A mid a generally clean bill of health, the International Monetary Fund's annual report on the New Zealand economy has highlighted risks posed by the housing market.
It considered monetary policy to be appropriately accommodative and it approved of the Government's planned pace of deficit reduction.
"It withdraws fiscal stimulus at the right time by making room for increases in reconstruction spending," the IMF said, though it added that the relatively modest level of public debt gave some scope to delay the planned deficit reduction should the economic outlook worsen sharply.
But much of the IMF's report was devoted to the housing market, which its modelling suggested was overvalued by about 25 per cent.
The ratio of house prices to incomes is 20 per cent above the (30-year) historic average and higher than in Australia, Britain or the United States.
Price-to-rent ratios showed an even larger overvaluation, it said.
From this high base house prices are rising again. The Real Estate Institute's housing price index, released on Monday, recorded an increase nationwide of 9.8 per cent in the year ended April, including 14.1 per cent in Auckland and 12.7 per cent in Christchurch.
"The recent price pick-up creates the risk of speculative demand that could induce price overshooting. Supply response will take time and increased demand is likely to continue," the IMF said.
House building fell sharply in the wake of the global financial crisis and as a share of gross domestic product has been below 4 per cent over the past five years - the lowest level in 40 years and low compared with other countries, particularly as New Zealand enjoys above-average population growth.
Citing the Productivity Commission's inquiry into housing affordability, the IMF noted that the cost of building materials and the cost of building a standard house were substantially higher than in Australia, and that productivity in the construction industry over the past 30 years had been poor compared with other NZ industries and other countries.
It suggested a lack of economies of scale was a significant barrier to productivity growth.
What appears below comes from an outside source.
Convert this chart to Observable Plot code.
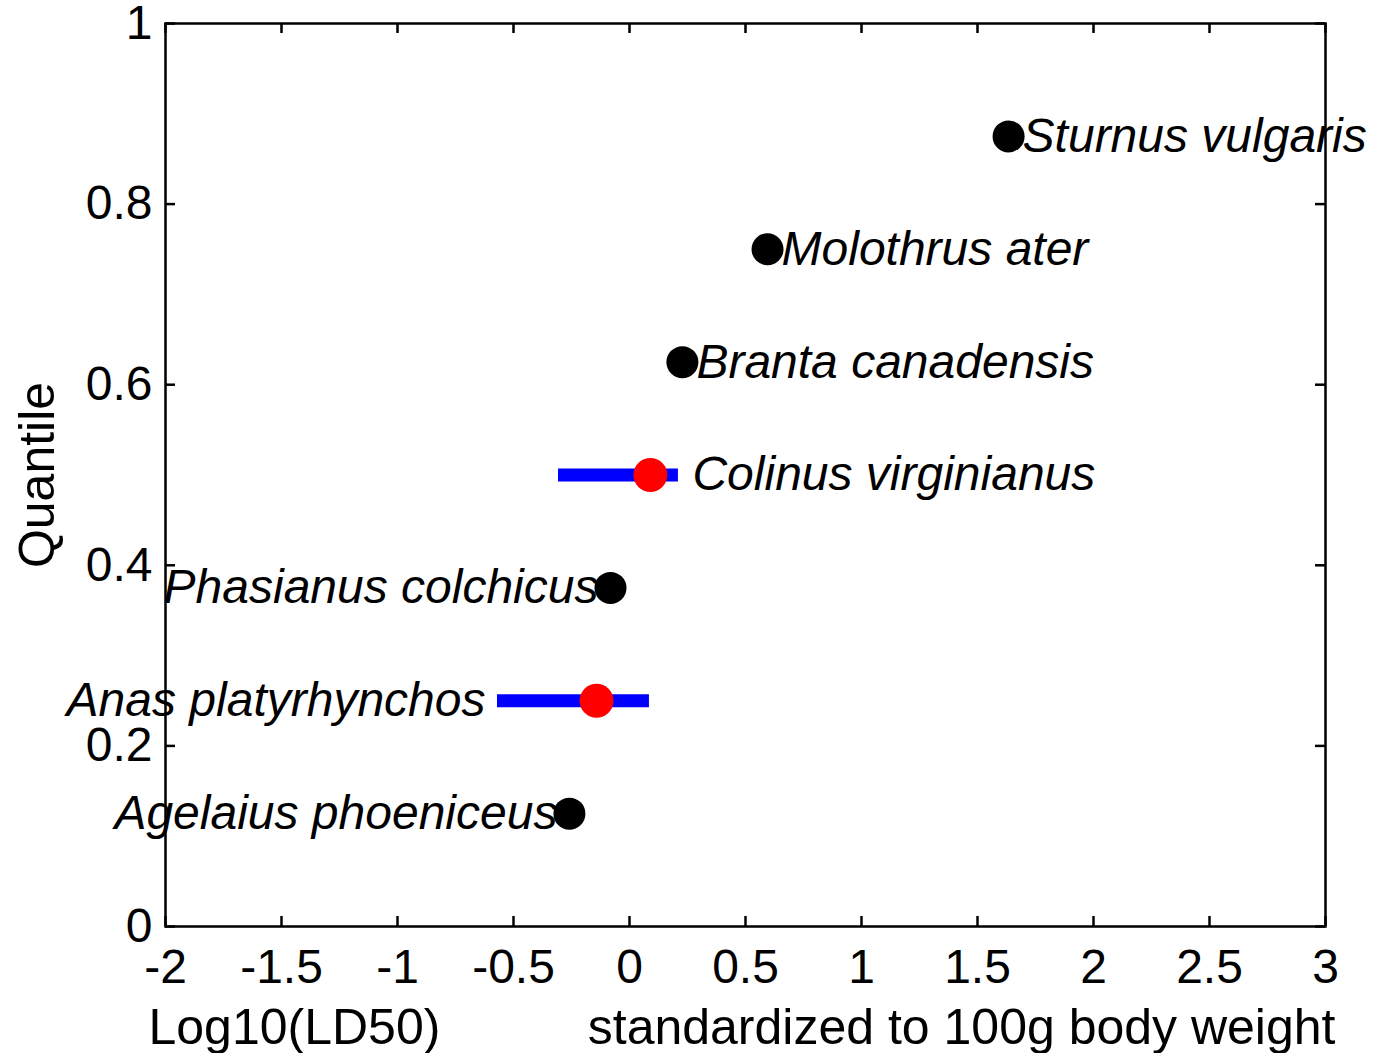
<!DOCTYPE html>
<html>
<head>
<meta charset="utf-8">
<script src="https://cdn.jsdelivr.net/npm/d3@7"></script>
<script src="https://cdn.jsdelivr.net/npm/@observablehq/plot@0.6"></script>
<style>
  html, body { margin: 0; padding: 0; background: white; }
</style>
</head>
<body>
<div id="chart"></div>
<script>
// ---- data ----
const species = ["Sturnus vulgaris", "Molothrus ater", "Branta canadensis", "Colinus virginianus", "Phasianus colchicus", "Anas platyrhynchos", "Agelaius phoeniceus"];
const ld50 = [1.634, 0.595, 0.228, 0.09, -0.082, -0.142, -0.259];
const quantile = [0.875, 0.75, 0.625, 0.5, 0.375, 0.25, 0.125];
const lower = [null, null, null, -0.306, null, -0.569, null];
const upper = [null, null, null, 0.211, null, 0.086, null];
const labelSide = ["right", "right", "right", "right", "left", "left", "left"];
const xTicks = [-2, -1.5, -1, -0.5, 0, 0.5, 1, 1.5, 2, 2.5, 3];
const yTicks = [0, 0.2, 0.4, 0.6, 0.8, 1];
const xLabelLeft = "Log10(LD50)";
const xLabelRight = "standardized to 100g body weight";
const yLabel = "Quantile";

// ---- table ----
const rows = species.map((s, i) => ({
  name: s, x: ld50[i], y: quantile[i], lo: lower[i], hi: upper[i], side: labelSide[i],
  hasCI: lower[i] != null
}));
const ci = rows.filter(d => d.hasCI);
const labelX = d => d.hasCI ? (d.side === "right" ? d.hi : d.lo) : d.x;

const W = 1377, H = 1053;
const mL = 165, mR = 52, mT = 23, mB = 127;
const pw = W - mL - mR, ph = H - mT - mB;
const tick = 10, sw = 2.5;

const chart = Plot.plot({
  width: W, height: H,
  marginLeft: mL, marginRight: mR, marginTop: mT, marginBottom: mB,
  x: {domain: [-2, 3]},
  y: {domain: [0, 1]},
  style: {fontFamily: "'Liberation Sans', Arial, sans-serif", background: "white", color: "black", overflow: "visible"},
  marks: [
    Plot.ruleY(ci, {y: "y", x1: "lo", x2: "hi", stroke: "blue", strokeWidth: 13}),
    Plot.dot(rows.filter(d => !d.hasCI), {x: "x", y: "y", r: 16, fill: "black", stroke: null}),
    Plot.dot(ci, {x: "x", y: "y", r: 17, fill: "red", stroke: null}),
    Plot.frame({stroke: "black", strokeWidth: sw}),
    Plot.tickX(xTicks, {x: d => d, insetTop: ph - tick, stroke: "black", strokeWidth: sw}),
    Plot.tickX(xTicks, {x: d => d, insetBottom: ph - tick, stroke: "black", strokeWidth: sw}),
    Plot.tickY(yTicks, {y: d => d, insetLeft: pw - tick, stroke: "black", strokeWidth: sw}),
    Plot.tickY(yTicks, {y: d => d, insetRight: pw - tick, stroke: "black", strokeWidth: sw}),
    Plot.axisX(xTicks, {tickSize: 0, tickPadding: 22, fontSize: 48, tickFormat: d => String(d), label: null}),
    Plot.axisY(yTicks, {tickSize: 0, tickPadding: 13, fontSize: 48, tickFormat: d => String(d), label: null}),
    Plot.text(rows.filter(d => d.side === "right"), {x: labelX, y: "y", text: "name", textAnchor: "start", dx: 14, fontSize: 48, fontStyle: "italic", fill: "black"}),
    Plot.text(rows.filter(d => d.side === "left"), {x: labelX, y: "y", text: "name", textAnchor: "end", dx: -12, fontSize: 48, fontStyle: "italic", fill: "black"}),
    Plot.text([xLabelLeft], {text: d => d, frameAnchor: "bottom-left", textAnchor: "start", lineAnchor: "middle", dx: -17, dy: 101, fontSize: 50, fill: "black"}),
    Plot.text([xLabelRight], {text: d => d, frameAnchor: "bottom-right", textAnchor: "end", lineAnchor: "middle", dx: 10, dy: 101, fontSize: 50, fill: "black"}),
    Plot.text([yLabel], {text: d => d, frameAnchor: "left", textAnchor: "middle", lineAnchor: "middle", rotate: -90, dx: -128, fontSize: 50, fill: "black"})
  ]
});
document.getElementById("chart").appendChild(chart);
</script>
</body>
</html>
Meanwhile, the fall in mortgage rates to multi-decade lows had allowed people to take on more debt, despite high debt-to-income ratios.
New Zealand's unusually low household savings rates were a key factor in its persistent current account deficits (which reflect the gap between investment and national savings), the IMF said.
It pointed to work IMF staff did two years ago which suggested that house price inflation in New Zealand had been a significant driver of falling household savings rates.
New Zealand stood out as one of the few developed countries where individuals did not have access to any significantly tax-preferred saving vehicles other than property.
Overall, its structurally low household savings were likely to be a major reason for the persistently strong exchange rate, current account deficits and resulting high level of net external debt ($143 billion at the end of last year). But the return to budget surplus should increase national savings, the IMF said.
Finance Minister Bill English welcomed the fund's conclusion that fiscal policy strikes the right balance between backing economic growth and limiting growth in public debt.